To me, development projects fail or succeed in the first few weeks. Once a project starts off in the wrong direction, momentum and expectations tend to prevent a return to the proper path. With today’s wealth of database options each addressing exciting new possibilities, the right choice for the application’s data foundation plays a large part in steering a project to success.
At this year’s Enterprise Data World conference, William Brooks showed the relations among different data modeling approaches, in effect detailing how to derive nine different model types from a detailed conceptual entity relationship model. Mr Brooks’ presentation hinted at a way to correctly frame up your data direction early on in a project, setting the stage for success.
According to his presentation, called “Symmetry in Modeling Approaches“, the different model types — relational, graph, dimensional, JSON, XML, and so on — all represent different perspectives on the same data relationships. Each suits a different application, like dimensional for reporting applications, data vault for data warehouses, graph databases for multi-layered search, and so on. However, if properly constructed they all map back in predictable and specific ways to a normalized entity-relationship model.
I and others write that ER modeling should be integral to requirements definition, but Mr. Brooks’ presentation implies that ER modeling can also serve as the basis for application architecture as well.

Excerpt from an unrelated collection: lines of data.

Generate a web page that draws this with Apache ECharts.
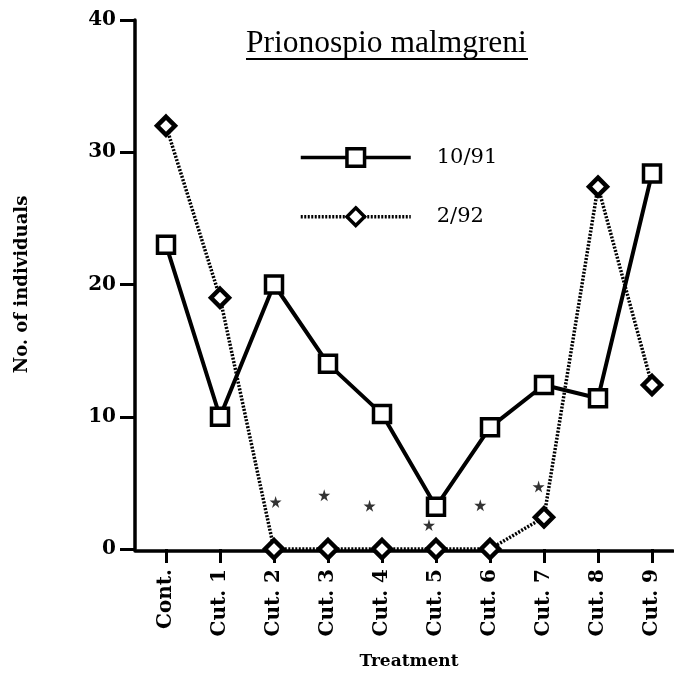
<!DOCTYPE html>
<html>
<head>
<meta charset="utf-8">
<script src="https://cdn.jsdelivr.net/npm/echarts@6/dist/echarts.min.js"></script>
<style>
  html, body { margin: 0; padding: 0; background: #fff; }
  #chart { width: 674px; height: 675px; }
</style>
</head>
<body>
<div id="chart"></div>
<script>
// Treatments along the x axis
const categories = ['Cont.', 'Cut. 1', 'Cut. 2', 'Cut. 3', 'Cut. 4', 'Cut. 5', 'Cut. 6', 'Cut. 7', 'Cut. 8', 'Cut. 9'];
// Number of individuals per sampling date
const oct91 = [23, 10, 20, 14, 10.2, 3.2, 9.2, 12.4, 11.4, 28.4];
const feb92 = [32, 19, 0, 0, 0, 0, 0, 2.4, 27.4, 12.4];
// Significance markers (x in treatment units, y in individuals)
const starX = [2.03, 2.93, 3.77, 4.87, 5.82, 6.9];
const starY = [3.7, 4.2, 3.4, 1.95, 3.45, 4.85];
const yTicks = { min: 0, max: 40, interval: 10 };

const serif = '"DejaVu Serif", serif';
const starPath = 'path://M50,0 L61,35 L98,35 L68,57 L79,91 L50,70 L21,91 L32,57 L2,35 L39,35 Z';

const chart = echarts.init(document.getElementById('chart'));
chart.setOption({
  backgroundColor: '#fff',
  animation: false,
  grid: [
    { left: 166, right: 22, top: 20, bottom: 124 },
    { left: 135, right: 1, top: 20, bottom: 124 }
  ],
  legend: {
    data: ['10/91', '2/92'],
    orient: 'vertical',
    left: 294,
    top: 142,
    itemWidth: 110,
    itemHeight: 22,
    itemGap: 38,
    itemStyle: { borderWidth: 3.5 },
    lineStyle: { width: 3.5 },
    textStyle: { fontFamily: serif, fontSize: 21, color: '#000', padding: [0, 0, 0, 21] }
  },
  xAxis: [
    {
      type: 'category',
      gridIndex: 0,
      data: categories,
      boundaryGap: false,
      axisLine: { show: false },
      axisTick: { show: true, length: 14, lineStyle: { color: '#000', width: 3 } },
      axisLabel: {
        rotate: 90, margin: 20, color: '#000',
        fontFamily: serif, fontWeight: 'bold', fontSize: 20
      },
      splitLine: { show: false },
      name: 'Treatment',
      nameLocation: 'middle',
      nameGap: 104,
      nameTextStyle: { fontFamily: serif, fontWeight: 'bold', fontSize: 17, color: '#000' }
    },
    {
      type: 'value',
      gridIndex: 1,
      min: -0.574,
      max: 9.389,
      axisLine: { show: true, lineStyle: { color: '#000', width: 3.5 } },
      axisTick: { show: false },
      axisLabel: { show: false },
      splitLine: { show: false }
    }
  ],
  yAxis: [
    {
      type: 'value',
      gridIndex: 0,
      min: yTicks.min,
      max: yTicks.max,
      interval: yTicks.interval,
      offset: 31,
      axisLine: { show: true, lineStyle: { color: '#000', width: 3.5 } },
      axisTick: { show: true, length: 15, lineStyle: { color: '#000', width: 3 } },
      axisLabel: { margin: 19, color: '#000', fontFamily: serif, fontWeight: 'bold', fontSize: 20 },
      splitLine: { show: false },
      name: 'No. of individuals',
      nameLocation: 'middle',
      nameGap: 104,
      nameTextStyle: { fontFamily: serif, fontWeight: 'bold', fontSize: 18, color: '#000' }
    },
    {
      type: 'value',
      gridIndex: 1,
      min: yTicks.min,
      max: yTicks.max,
      show: false
    }
  ],
  series: [
    {
      name: '2/92',
      type: 'line',
      xAxisIndex: 0,
      yAxisIndex: 0,
      data: feb92,
      symbol: 'diamond',
      symbolSize: 18,
      itemStyle: { color: '#fff', borderColor: '#000', borderWidth: 4.5 },
      lineStyle: { color: '#000', width: 3.5, type: [2, 1.5] },
      z: 3
    },
    {
      name: '10/91',
      type: 'line',
      xAxisIndex: 0,
      yAxisIndex: 0,
      data: oct91,
      symbol: 'rect',
      symbolSize: 17,
      itemStyle: { color: '#fff', borderColor: '#000', borderWidth: 3.5 },
      lineStyle: { color: '#000', width: 4 },
      z: 4
    },
    {
      name: 'significance',
      type: 'scatter',
      xAxisIndex: 1,
      yAxisIndex: 1,
      data: starX.map((x, i) => [x, starY[i]]),
      symbol: starPath,
      symbolSize: 12,
      itemStyle: { color: '#000' },
      z: 2
    }
  ],
  graphic: [
    {
      type: 'text',
      left: 246,
      top: 28,
      style: { text: 'Prionospio malmgreni', font: '31.5px "Liberation Serif"', fill: '#000' }
    },
    {
      type: 'rect',
      shape: { x: 246, y: 58, width: 282, height: 2 },
      style: { fill: '#000' }
    }
  ]
});
</script>
</body>
</html>
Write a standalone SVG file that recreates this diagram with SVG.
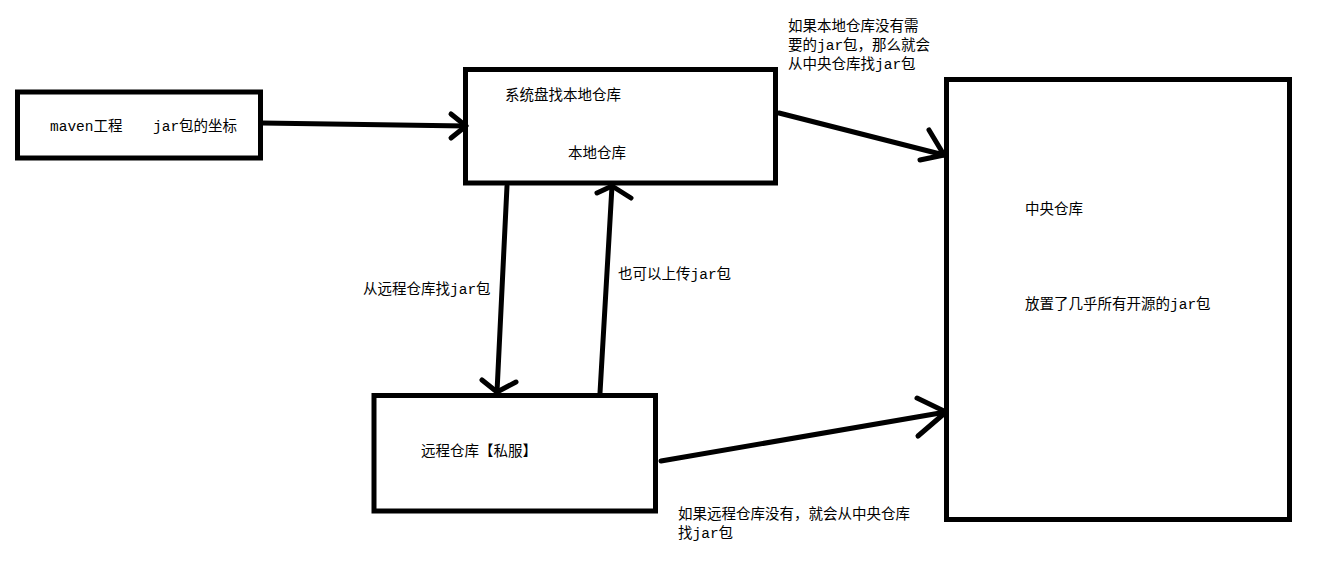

Early requirements definition should follow parallel, but closely intertwined, data, functional, and non-functional paths. Taking a fraud detection appdev project as an example, one workstream defines what data is required to identify suspicious anomalies, another on how to gather, analyze, and report anomalies, and a third on required speed, scale, reliability, availability, security, and so on. Each track draws from and informs the others. For example, resolution of many-to-many ER relationships informs functional requirements by revealing additional business objects to manage. Discovery of previously unrecognized business processes reveals the need for new data. A requirement for protection of personal information might drive the need for integration of enhanced data about the usage patterns of the fraud detection system itself, and user management processes beyond the organization’s status quo.
With this three pronged requirements approach, recognizable shapes tend to emerge early, enabling teams to set up for success with grounded technical choices. For our fraud detection example, we might find customer, transaction, and payment method entities, with five million, three billion per year, and 10 million occurrences each, respectively. We might require notification of potential fraud before the loss event for 90% of threat occurrences. And finally, early detection might require analysis of unstructured data, like loss notices and adjuster reports for insurance fraud detection, or “email, desktop documents, internet logs, phone calls, text messages, and social media messages” in the case of financial fraud.

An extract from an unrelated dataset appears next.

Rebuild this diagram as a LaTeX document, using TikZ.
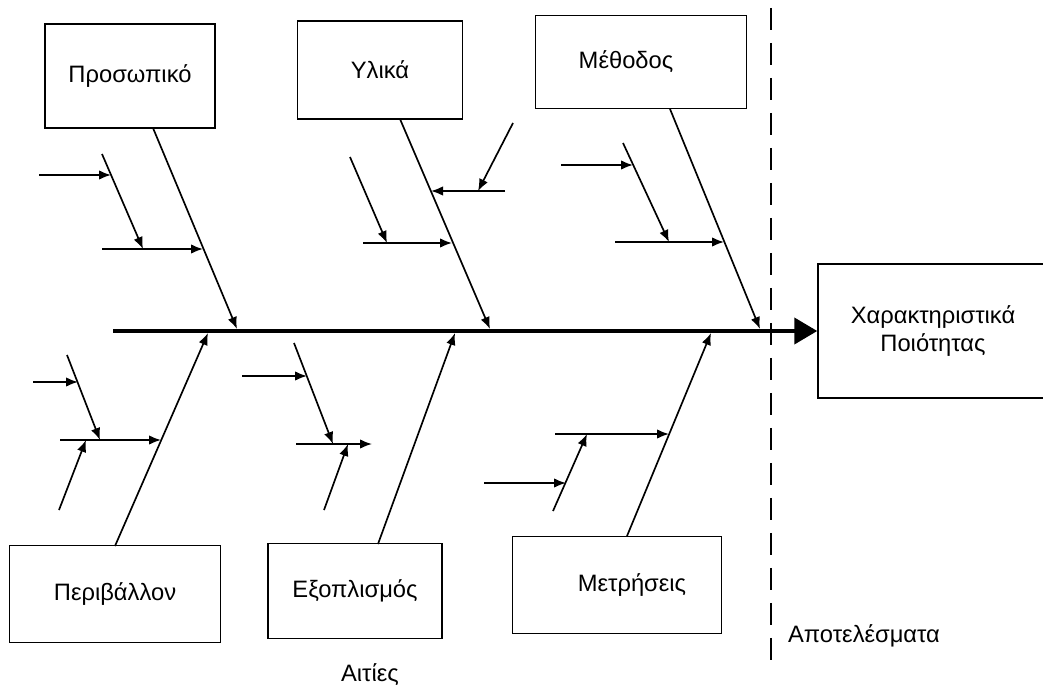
\documentclass[tikz,border=0pt]{standalone}
\usepackage{fontspec}
\setmainfont{Liberation Sans}
\usetikzlibrary{arrows.meta}
\tikzset{
	caja/.style={draw, line width=0.85pt, inner sep=0pt, align=center, font=\fontsize{13.5}{16}\selectfont},
	rotulo/.style={font=\fontsize{13.5}{16}\selectfont},
	hueso/.style={line width=0.95pt, -{Latex[length=0.24cm,width=0.19cm]}},
	espina/.style={line width=2.3pt, -{Triangle[length=0.46cm,width=0.52cm]}},
	limite/.style={line width=0.7pt, dash pattern=on 0.44cm off 0.26cm}
}

\begin{document}
\begin{tikzpicture}[x=0.02cm, y=-0.02cm]
	\useasboundingbox (0,0) rectangle (1043,689);
	\clip (0,0) rectangle (1043,689);

	%Cajas de las causas (arriba)
	\node[caja, minimum width=3.4cm, minimum height=2.08cm] (pros) at (130,76) {Προσωπικό};
	\node[caja, minimum width=3.3cm, minimum height=1.96cm] (ylik) at (380,70) {Υλικά};
	\node[caja, minimum width=4.22cm, minimum height=1.86cm] (meth) at (641,62) {Μέθοδος\hspace{0.6cm}};

	%Cajas de las causas (abajo)
	\node[caja, minimum width=4.22cm, minimum height=1.94cm] (peri) at (115,594) {Περιβάλλον};
	\node[caja, minimum width=3.48cm, minimum height=1.9cm] (exop) at (355,591) {Εξοπλισμός};
	\node[caja, minimum width=4.18cm, minimum height=1.94cm] (metr) at (617,585) {\hspace{0.6cm}Μετρήσεις};

	%Efecto (la caja sigue fuera del borde)
	\node[caja, minimum width=4.6cm, minimum height=2.68cm] (efecto) at (933,331) {Χαρακτηριστικά\\Ποιότητας};

	%Espina principal
	\coordinate (s0) at (113,331);
	\draw[espina] (s0) -- (efecto.west);

	%Linea de separacion
	\coordinate (l0) at (771,8);
	\coordinate (l1) at (771,663);
	\draw[limite] (l0) -- (l1);

	\node[rotulo] (causas) at (370,675) {Αιτίες};
	\node[rotulo] (efectos) at (864,636) {Αποτελέσματα};

	%Προσωπικό
	\coordinate (p1) at (153,128);
	\coordinate (p2) at (237,329);
	\draw[hueso] (p1) -- (p2);
	\coordinate (p3) at (102,154);
	\coordinate (p4) at (143,249);
	\draw[hueso] (p3) -- (p4);
	\coordinate (p5) at (102,249);
	\coordinate (p6) at (203,249);
	\draw[hueso] (p5) -- (p6);
	\coordinate (p7) at (39,175);
	\coordinate (p8) at (111,175);
	\draw[hueso] (p7) -- (p8);

	%Υλικά
	\coordinate (y1) at (400,119);
	\coordinate (y2) at (490,329);
	\draw[hueso] (y1) -- (y2);
	\coordinate (y3) at (350,157);
	\coordinate (y4) at (387,243);
	\draw[hueso] (y3) -- (y4);
	\coordinate (y5) at (363,243);
	\coordinate (y6) at (452,243);
	\draw[hueso] (y5) -- (y6);
	\coordinate (y7) at (505,191);
	\coordinate (y8) at (431,191);
	\draw[hueso] (y7) -- (y8);
	\coordinate (y9) at (513,123);
	\coordinate (y10) at (478,191);
	\draw[hueso] (y9) -- (y10);

	%Μέθοδος
	\coordinate (m1) at (670,109);
	\coordinate (m2) at (760,329);
	\draw[hueso] (m1) -- (m2);
	\coordinate (m3) at (623,143);
	\coordinate (m4) at (669,242);
	\draw[hueso] (m3) -- (m4);
	\coordinate (m5) at (561,165);
	\coordinate (m6) at (633,165);
	\draw[hueso] (m5) -- (m6);
	\coordinate (m7) at (615,242);
	\coordinate (m8) at (724,242);
	\draw[hueso] (m7) -- (m8);

	%Περιβάλλον
	\coordinate (e1) at (115,546);
	\coordinate (e2) at (208,333);
	\draw[hueso] (e1) -- (e2);
	\coordinate (e3) at (60,440);
	\coordinate (e4) at (161,440);
	\draw[hueso] (e3) -- (e4);
	\coordinate (e5) at (67,355);
	\coordinate (e6) at (100,440);
	\draw[hueso] (e5) -- (e6);
	\coordinate (e7) at (33,382);
	\coordinate (e8) at (78,382);
	\draw[hueso] (e7) -- (e8);
	\coordinate (e9) at (59,510);
	\coordinate (e10) at (86,440);
	\draw[hueso] (e9) -- (e10);

	%Εξοπλισμός
	\coordinate (x1) at (378,544);
	\coordinate (x2) at (455,333);
	\draw[hueso] (x1) -- (x2);
	\coordinate (x3) at (294,343);
	\coordinate (x4) at (333,444);
	\draw[hueso] (x3) -- (x4);
	\coordinate (x5) at (242,376);
	\coordinate (x6) at (307,376);
	\draw[hueso] (x5) -- (x6);
	\coordinate (x7) at (296,444);
	\coordinate (x8) at (372,444);
	\draw[hueso] (x7) -- (x8);
	\coordinate (x9) at (324,510);
	\coordinate (x10) at (348,444);
	\draw[hueso] (x9) -- (x10);

	%Μετρήσεις
	\coordinate (r1) at (627,536);
	\coordinate (r2) at (711,333);
	\draw[hueso] (r1) -- (r2);
	\coordinate (r3) at (555,434);
	\coordinate (r4) at (669,434);
	\draw[hueso] (r3) -- (r4);
	\coordinate (r5) at (553,511);
	\coordinate (r6) at (587,434);
	\draw[hueso] (r5) -- (r6);
	\coordinate (r7) at (484,483);
	\coordinate (r8) at (566,483);
	\draw[hueso] (r7) -- (r8);
\end{tikzpicture}
\end{document}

The early shapes that emerge drive sound architectural decisions, like choosing the right data framework for the application. In our fraud example, the big picture requirements that emerged were large data volume (around three billion transactions at about 1000 bytes each is roughly three terabytes, plus massive unstructured data), rapid response for early fraud detection and reporting, and high security for customer and employee personal data.

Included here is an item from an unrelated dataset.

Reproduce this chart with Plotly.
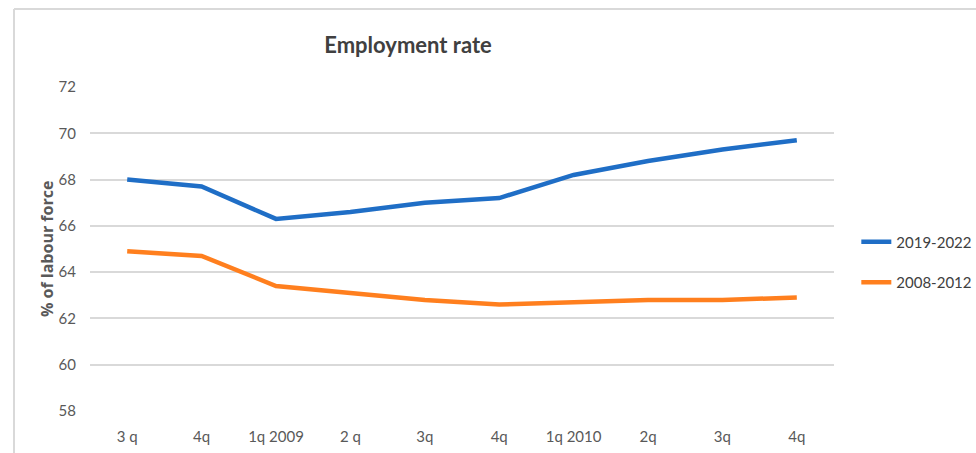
import plotly.graph_objects as go

categories = ["3 q", "4q", "1q 2009", "2 q", "3q", "4q ", "1q 2010", "2q", "3q ", "4q  "]
series_2019_2022 = [68.0, 67.7, 66.3, 66.6, 67.0, 67.2, 68.2, 68.8, 69.3, 69.7]
series_2008_2012 = [64.9, 64.7, 63.4, 63.1, 62.8, 62.6, 62.7, 62.8, 62.8, 62.9]
y_ticks = [58, 60, 62, 64, 66, 68, 70, 72]

FONT = "Lato, Open Sans, sans-serif"
x_idx = list(range(len(categories)))

fig = go.Figure()
fig.add_trace(go.Scatter(x=x_idx, y=series_2019_2022, mode="lines", name="2019-2022",
                         legendgroup="a",
                         line=dict(color="#1f6ec6", width=4.5)))
fig.add_trace(go.Scatter(x=x_idx, y=series_2008_2012, mode="lines", name="2008-2012",
                         legendgroup="b",
                         line=dict(color="#ff7f1e", width=4.5)))

fig.update_layout(
    width=976, height=453,
    margin=dict(l=90, r=142, t=87, b=42, autoexpand=False),
    paper_bgcolor="white", plot_bgcolor="white",
    title=dict(text="<b>Employment rate</b>", x=408/976, xanchor="center", y=1-45/453, yanchor="middle",
               yref="container", xref="container",
               font=dict(family="Lato, Open Sans, sans-serif", size=22, color="#404040")),
    showlegend=True,
    legend=dict(x=1.03, xanchor="left", y=0.46, yanchor="middle",
                font=dict(family=FONT, size=15, color="#404040"),
                tracegroupgap=18, itemwidth=30),
    xaxis=dict(range=[-0.5, len(categories) - 0.5], tickmode="array", tickvals=x_idx,
               ticktext=[c.strip() for c in categories], showgrid=False, zeroline=False,
               showline=False, ticks="outside", ticklen=12, tickcolor="rgba(0,0,0,0)",
               tickfont=dict(family=FONT, size=15, color="#595959")),
    yaxis=dict(range=[58, 72], tickmode="array", tickvals=y_ticks, showgrid=True,
               gridcolor="#d9d9d9", gridwidth=1.5, zeroline=False, showline=False,
               ticks="outside", ticklen=10, tickcolor="rgba(0,0,0,0)",
               tickfont=dict(family=FONT, size=15, color="#595959")),
    font=dict(family=FONT),
)

fig.add_annotation(text="<b>% of labour force</b>", xref="paper", yref="paper",
                   x=(47-90)/744, y=0.5, xanchor="center", yanchor="middle",
                   textangle=-90, showarrow=False,
                   font=dict(family="Open Sans, sans-serif", size=16, color="#595959"))

# outer frame lines (top and left)
fig.add_shape(type="line", xref="paper", yref="paper",
              x0=(14-90)/744, x1=(976-90)/744, y0=(411-9)/324, y1=(411-9)/324,
              line=dict(color="#d9d9d9", width=2))
fig.add_shape(type="line", xref="paper", yref="paper",
              x0=(14-90)/744, x1=(14-90)/744, y0=(411-9)/324, y1=(411-460)/324,
              line=dict(color="#d9d9d9", width=2))

fig.write_html("out.html")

These requirements allow us to narrow data platform selection from the today’s enormous and confusing array of alternatives. Volume and unstructured data requirements eliminate ER or dimensional platforms from the picture. The system’s operational (as opposed to informational) nature and performance requirements tend away from data vault, analytical structures, raw data lake, anchor model, or key/value pair structures, all intended for either lake/warehouse storage or less time-sensitive analytics.
On the other hand, graph or document (xml, JSON) structures that support un- or semi-structured data, high volume, and high performance seem to fit within our example’s high-level requirements. Armed with that information, the team can limit the search to platforms like MongoDB, Cassandra, or one of their alternatives, or one of the many graph database offerings.
Many projects start with narrow data platform choices imposed by organization standards. For example, I once worked on a fraud detection app in which high business expectations were dampened by an early decision to implement in a clearly unsuitable RDBMS. Similarly, many organizations seek one-size-fits-all database solutions, applying a uniform 1990s approach to diverse current-century needs (here, here, and here). An organization large enough to develop rather than purchase applications needs a variety of data platforms to capitalize on today’s variety of processing options.
Successful modern database projects start with sound understanding of data, process, and non-functional requirements detailed enough to make broad brush architecture decisions, including the right data platform for the job. That initial step can set the project off to success.